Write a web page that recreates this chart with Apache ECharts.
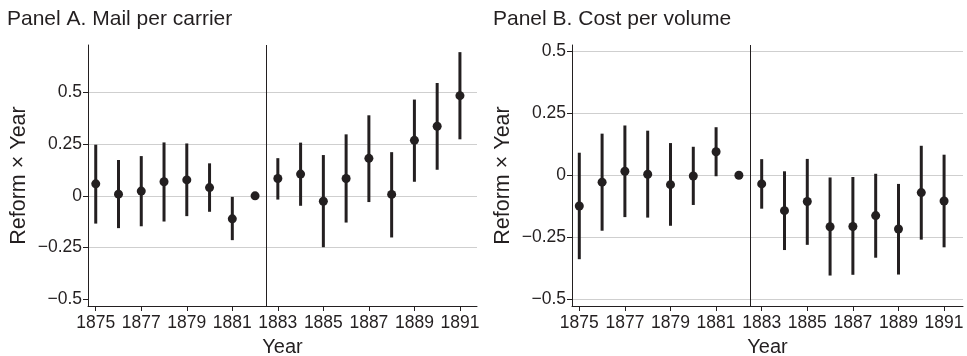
<!DOCTYPE html>
<html>
<head>
<meta charset="utf-8">
<script src="https://cdn.jsdelivr.net/npm/echarts@6/dist/echarts.min.js"></script>
<style>
  html, body { margin: 0; padding: 0; background: #fff; }
  #main { width: 967px; height: 356px; }
</style>
</head>
<body>
<div id="main"></div>
<script>
// event-study coefficients
var years = [1875, 1876, 1877, 1878, 1879, 1880, 1881, 1882, 1883, 1884, 1885, 1886, 1887, 1888, 1889, 1890, 1891];

// Panel A. Mail per carrier
var mailEst = [0.058, 0.008, 0.023, 0.068, 0.077, 0.040, -0.111, 0, 0.084, 0.105, -0.026, 0.084, 0.181, 0.007, 0.268, 0.336, 0.484];
var mailLo = [-0.134, -0.156, -0.147, -0.124, -0.098, -0.077, -0.214, 0, -0.018, -0.048, -0.248, -0.129, -0.030, -0.201, 0.068, 0.126, 0.273];
var mailHi = [0.247, 0.173, 0.192, 0.258, 0.253, 0.157, -0.005, 0, 0.182, 0.257, 0.197, 0.297, 0.389, 0.211, 0.465, 0.545, 0.694];

// Panel B. Cost per volume
var costEst = [-0.124, -0.028, 0.016, 0.004, -0.038, -0.003, 0.095, 0, -0.035, -0.143, -0.106, -0.208, -0.207, -0.163, -0.217, -0.070, -0.104];
var costLo = [-0.339, -0.224, -0.169, -0.171, -0.204, -0.120, -0.004, 0, -0.135, -0.302, -0.281, -0.405, -0.402, -0.333, -0.401, -0.260, -0.291];
var costHi = [0.091, 0.168, 0.201, 0.180, 0.130, 0.115, 0.194, 0, 0.065, 0.016, 0.066, -0.009, -0.007, 0.006, -0.035, 0.119, 0.083];

var xTicks = [1875, 1877, 1879, 1881, 1883, 1885, 1887, 1889, 1891];
var yTicks = [-0.5, -0.25, 0, 0.25, 0.5];
var reformYear = 1882.5;

var FONT = '"Liberation Sans", Arial, Helvetica, sans-serif';
var INK = '#231f20';
var GRID = '#cfcfcf';

function fmtTick(v) {
    if (v === 0) return '0';
    return (v < 0 ? '\u2212' : '') + String(Math.abs(v));
}

function pairs(est) {
    var out = [];
    for (var i = 0; i < years.length; i++) out.push([years[i], est[i]]);
    return out;
}

function bars(lo, hi) {
    var out = [];
    for (var i = 0; i < years.length; i++) {
        if (lo[i] === hi[i]) continue; // reference year has no interval
        out.push([years[i], lo[i], hi[i]]);
    }
    return out;
}

function renderBar(params, api) {
    var a = api.coord([api.value(0), api.value(1)]);
    var b = api.coord([api.value(0), api.value(2)]);
    return {
        type: 'line',
        shape: { x1: a[0], y1: a[1], x2: b[0], y2: b[1] },
        style: { stroke: INK, lineWidth: 3 }
    };
}

function xAxisFor(idx, min, max) {
    return {
        type: 'value', gridIndex: idx, min: min, max: max,
        name: 'Year', nameLocation: 'middle', nameGap: 31,
        nameTextStyle: { color: INK, fontSize: 20, fontFamily: FONT },
        axisLine: { show: true, onZero: false, lineStyle: { color: INK, width: 1 } },
        axisTick: { show: true, length: 5, customValues: xTicks, lineStyle: { color: INK } },
        axisLabel: {
            customValues: xTicks, color: INK, fontSize: 17.5, fontFamily: FONT, margin: 8,
            formatter: function (v) { return String(v); }
        },
        splitLine: { show: false }
    };
}

// gridColors: one colour per y tick, bottom to top
function yAxisFor(idx, min, max, gridColors) {
    return {
        type: 'value', gridIndex: idx, min: min, max: max,
        name: 'Reform \u00d7 Year', nameLocation: 'middle', nameGap: 58, nameRotate: 90,
        nameTextStyle: { color: INK, fontSize: 21.5, fontFamily: FONT },
        axisLine: { show: true, onZero: false, lineStyle: { color: INK, width: 1 } },
        axisTick: { show: true, length: 5, customValues: yTicks, lineStyle: { color: INK } },
        axisLabel: { customValues: yTicks, color: INK, fontSize: 17.5, fontFamily: FONT, margin: 6, formatter: fmtTick },
        splitLine: { show: true, lineStyle: { color: gridColors, width: 1 } }
    };
}

function panelSeries(idx, est, lo, hi) {
    return [
        {
            type: 'custom', xAxisIndex: idx, yAxisIndex: idx,
            renderItem: renderBar, encode: { x: 0, y: [1, 2] },
            data: bars(lo, hi), silent: true, z: 2
        },
        {
            type: 'scatter', xAxisIndex: idx, yAxisIndex: idx,
            symbol: 'circle', symbolSize: 9,
            itemStyle: { color: INK, opacity: 1 },
            data: pairs(est), silent: true, z: 3,
            markLine: {
                silent: true, symbol: 'none', label: { show: false },
                lineStyle: { color: INK, width: 1, type: 'solid', opacity: 1 },
                data: [{ xAxis: reformYear }]
            }
        }
    ];
}

var chart = echarts.init(document.getElementById('main'), null, { renderer: 'canvas' });
var option = {
    animation: false,
    backgroundColor: '#fff',
    title: [
        { text: 'Panel A. Mail per carrier', left: 2, top: 4, textStyle: { color: INK, fontSize: 21, fontWeight: 'normal', fontFamily: FONT } },
        { text: 'Panel B. Cost per volume', left: 488, top: 4, textStyle: { color: INK, fontSize: 21, fontWeight: 'normal', fontFamily: FONT } }
    ],
    grid: [
        { left: 88, top: 45, width: 389, height: 261, outerBoundsMode: 'none', containLabel: false },
        { left: 572, top: 45, width: 391, height: 261, outerBoundsMode: 'none', containLabel: false }
    ],
    xAxis: [xAxisFor(0, 1874.66, 1891.75), xAxisFor(1, 1874.68, 1891.83)],
    yAxis: [
        yAxisFor(0, -0.532, 0.7285, ['rgba(0,0,0,0)', GRID, GRID, GRID, GRID]),
        yAxisFor(1, -0.528, 0.526, [GRID])
    ],
    series: panelSeries(0, mailEst, mailLo, mailHi).concat(panelSeries(1, costEst, costLo, costHi))
};
chart.setOption(option);
</script>
</body>
</html>
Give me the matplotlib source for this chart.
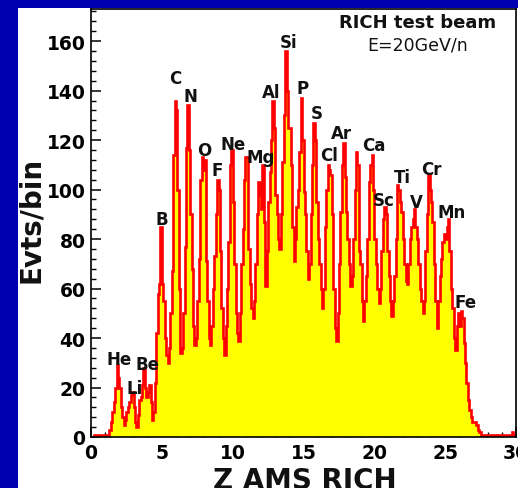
import numpy as np
import matplotlib
matplotlib.use("Agg")
import matplotlib.pyplot as plt
from matplotlib.patches import Rectangle
from matplotlib.ticker import MultipleLocator

# events per 0.1-wide Z bin, one row per unit of Z
counts = [
    0, 0, 1, 1, 1, 1, 1, 1, 1, 1,            # 0
    1, 1, 1, 3, 6, 10, 14, 20, 29, 24,       # 1
    20, 12, 8, 5, 7, 10, 12, 14, 17, 18,     # 2
    12, 6, 4, 9, 15, 16, 21, 28, 20, 16,     # 3
    18, 21, 14, 7, 10, 22, 42, 58, 62, 85,   # 4
    62, 55, 40, 33, 30, 36, 50, 67, 114, 136,  # 5
    132, 100, 60, 34, 36, 50, 77, 117, 134, 116,  # 6
    90, 68, 45, 37, 40, 55, 72, 104, 113, 108,  # 7
    112, 71, 55, 40, 37, 45, 60, 73, 90, 104,   # 8
    100, 75, 52, 40, 33, 45, 60, 79, 110, 116,  # 9
    95, 70, 50, 42, 39, 50, 70, 84, 104, 113,   # 10
    113, 76, 62, 52, 48, 55, 70, 90, 103, 98,   # 11
    92, 110, 87, 61, 75, 95, 107, 120, 136, 125,  # 12
    98, 90, 80, 76, 90, 111, 130, 156, 140, 125,  # 13
    125, 110, 85, 71, 80, 93, 100, 115, 137, 120,  # 14
    99, 90, 75, 64, 70, 90, 110, 127, 120, 95,   # 15
    80, 70, 60, 52, 60, 85, 100, 110, 108, 106,  # 16
    90, 60, 44, 39, 50, 70, 91, 110, 119, 105,   # 17
    91, 80, 70, 61, 65, 80, 100, 115, 110, 75,   # 18
    70, 55, 47, 55, 65, 80, 103, 110, 114, 100,  # 19
    80, 70, 60, 54, 60, 75, 88, 93, 90, 75,      # 20
    65, 55, 49, 55, 65, 80, 102, 100, 95, 91,    # 21
    80, 70, 63, 62, 70, 80, 85, 88, 92, 85,      # 22
    80, 70, 60, 55, 50, 55, 75, 90, 106, 100,    # 23
    95, 87, 70, 55, 44, 55, 65, 72, 79, 82,      # 24
    80, 85, 88, 75, 60, 52, 40, 35, 45, 50,      # 25
    45, 51, 48, 38, 30, 22, 15, 11, 8, 6,        # 26
    6, 6, 5, 3, 2, 1, 1, 1, 1, 1,                # 27
    1, 1, 1, 1, 1, 1, 0, 1, 1, 1,                # 28
    1, 1, 1, 1, 1, 1, 1, 2, 1, 1,                # 29
]
z_lo, z_hi, z_step = 0.0, 30.0, 0.1

elements = ["He", "Li", "Be", "B", "C", "N", "O", "F", "Ne", "Mg", "Al", "Si",
            "P", "S", "Cl", "Ar", "Ca", "Sc", "Ti", "V", "Cr", "Mn", "Fe"]
# label anchor (Z, Evts/bin) for each element tag
label_z = [2.0, 3.06, 3.96, 4.98, 5.98, 7.05, 8.0, 8.9, 10.03, 12.0, 12.7, 13.98,
           14.95, 15.96, 16.82, 17.7, 19.94, 20.64, 21.97, 23.0, 24.0, 25.47, 26.44]
label_y = [31.6, 20, 29.6, 88, 145, 138, 116, 108, 118.6, 113, 139.5, 159.8,
           141, 131, 114, 122.7, 118, 95.7, 105, 95, 108.5, 91, 54.5]

W, H = 518, 489
plt.rcParams["font.family"] = "DejaVu Sans"
plt.rcParams["font.weight"] = "bold"

fig = plt.figure(figsize=(W / 100, H / 100), dpi=100)
fig.patch.set_facecolor("#0000b0")
fig.patches.append(Rectangle((18 / W, 0), 1, (H - 9) / H, transform=fig.transFigure,
                             facecolor="white", edgecolor="none", zorder=-1))

ax = fig.add_axes([91 / W, 51 / H, 425 / W, 428 / H])
edges = np.arange(z_lo, z_hi + z_step / 2, z_step)
ax.stairs(counts, edges, fill=True, color="#ffff00", zorder=2)
ax.stairs(counts, edges, color="#ff0000", lw=1.9, zorder=3)
ax.set_xlim(z_lo, z_hi)
ax.set_ylim(0, 173)

for name, z, y in zip(elements, label_z, label_y):
    ax.text(z, y, name, ha="center", va="center", fontsize=12, fontweight="bold",
            color="#111111", zorder=4)

ax.text(0.769, 0.969, "RICH test beam", transform=ax.transAxes, ha="center", va="center",
        fontsize=13, fontweight="bold", color="#111111")
ax.text(0.769, 0.918, "E=20GeV/n", transform=ax.transAxes, ha="center", va="center",
        fontsize=12.5, fontweight="normal", color="#111111")

ax.xaxis.set_major_locator(MultipleLocator(5))
ax.xaxis.set_minor_locator(MultipleLocator(1))
ax.yaxis.set_major_locator(MultipleLocator(20))
ax.yaxis.set_minor_locator(MultipleLocator(4))
ax.tick_params(which="major", direction="in", length=7, width=1.1, labelsize=13.5, pad=4)
ax.tick_params(which="minor", direction="in", length=3.5, width=1.0)
for lab in ax.get_xticklabels() + ax.get_yticklabels():
    lab.set_fontweight("bold")
for sp in ax.spines.values():
    sp.set_linewidth(1.2)
    sp.set_zorder(5)

fig.text(305 / W, 1 - 467 / H, "Z AMS RICH", ha="center", va="top", fontsize=20,
         fontweight="bold", color="#111111")
fig.text(31.5 / W, 1 - 220 / H, "Evts/bin", rotation=90, ha="center", va="center",
         fontsize=20, fontweight="bold", color="#111111")

fig.savefig("out.png", dpi=100, facecolor=fig.get_facecolor())
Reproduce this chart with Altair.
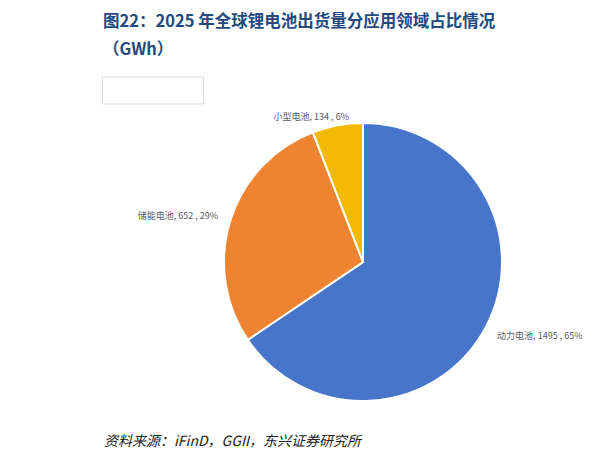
import altair as alt
import pandas as pd

categories = ["动力电池", "储能电池", "小型电池"]
values = [1495, 652, 134]
percent_labels = ["65%", "29%", "6%"]
colors = ["#4775CA", "#EE8431", "#F2BA02"]

df = pd.DataFrame({
    "category": categories,
    "value": values,
    "pct": percent_labels,
    "order": list(range(len(categories))),
})
df["label"] = [f"{c}, {v} , {p}" for c, v, p in zip(categories, values, percent_labels)]

W, H = 595, 444
CX, CY, R = 355, 254, 139

base = alt.Chart(df)

pie = base.mark_arc(stroke="white", strokeWidth=2, outerRadius=R).encode(
    theta=alt.Theta("value:Q", stack=True),
    color=alt.Color("category:N", scale=alt.Scale(domain=categories, range=colors), legend=None),
    order=alt.Order("order:Q"),
    x=alt.value(CX),
    y=alt.value(CY),
)

label_style = {
    "动力电池": dict(align="left", dx=-1, dy=2),
    "储能电池": dict(align="right", dx=1, dy=0),
    "小型电池": dict(align="right", dx=14, dy=5),
}

label_layers = []
for cat in categories:
    st = label_style[cat]
    label_layers.append(
        base.mark_text(
            font="Noto Sans CJK SC", fontSize=9, color="#595959",
            baseline="middle", align=st["align"], dx=st["dx"], dy=st["dy"],
        ).encode(
            theta=alt.Theta("value:Q", stack=True),
            order=alt.Order("order:Q"),
            radius=alt.value(153),
            x=alt.value(CX),
            y=alt.value(CY),
            text=alt.condition(alt.datum.category == cat, "label:N", alt.value("")),
        )
    )

title_color = "#23497E"
title1 = alt.Chart(pd.DataFrame({"t": ["图22：2025 年全球锂电池出货量分应用领域占比情况"]})).mark_text(
    font="Noto Sans CJK SC", fontSize=16.5, fontWeight="bold", color=title_color,
    align="left", baseline="alphabetic",
).encode(text="t:N", x=alt.value(95), y=alt.value(19))

title2 = alt.Chart(pd.DataFrame({"t": ["（GWh）"]})).mark_text(
    font="Noto Sans CJK SC", fontSize=16.5, fontWeight="bold", color=title_color,
    align="left", baseline="alphabetic",
).encode(text="t:N", x=alt.value(95), y=alt.value(47))

box = alt.Chart(pd.DataFrame({"a": [0]})).mark_rect(
    fill="white", stroke="#D9D9D9", strokeWidth=1
).encode(x=alt.value(94.5), x2=alt.value(195.5), y=alt.value(69), y2=alt.value(96))

footer = alt.Chart(pd.DataFrame({"t": ["资料来源：iFinD，GGII，东兴证券研究所"]})).mark_text(
    font="Noto Sans CJK SC", fontSize=14, fontStyle="italic", color="#222222",
    align="left", baseline="alphabetic",
).encode(text="t:N", x=alt.value(96), y=alt.value(438))

chart = alt.layer(pie, *label_layers, title1, title2, box, footer).properties(
    width=W, height=H,
    autosize=alt.AutoSizeParams(type="none"),
    padding=0,
    background="white",
).configure_view(stroke=None)

chart.save("out.html", embed_options={"renderer": "svg", "actions": False})
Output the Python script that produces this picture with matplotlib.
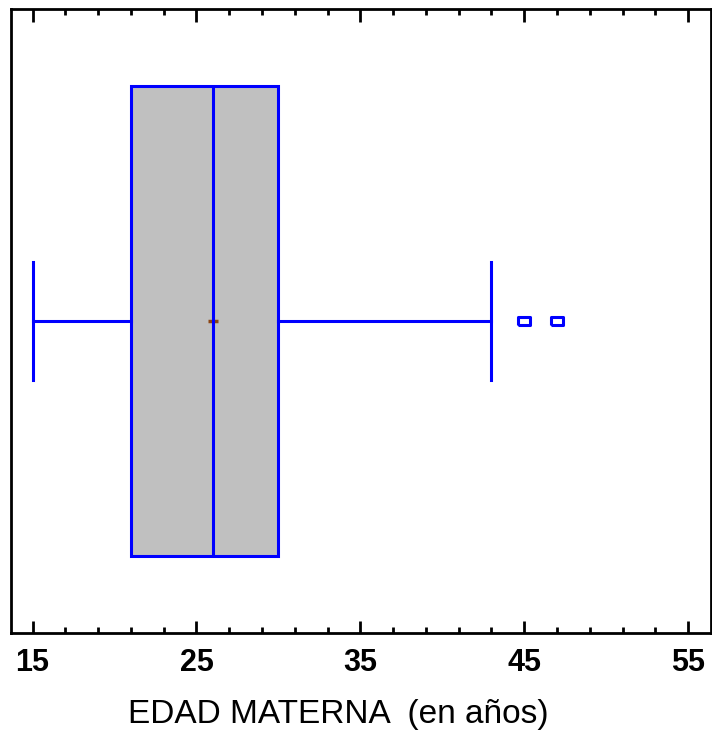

The problem: Give only the count of lines in the data that include the string "picture".

Worked solution: 1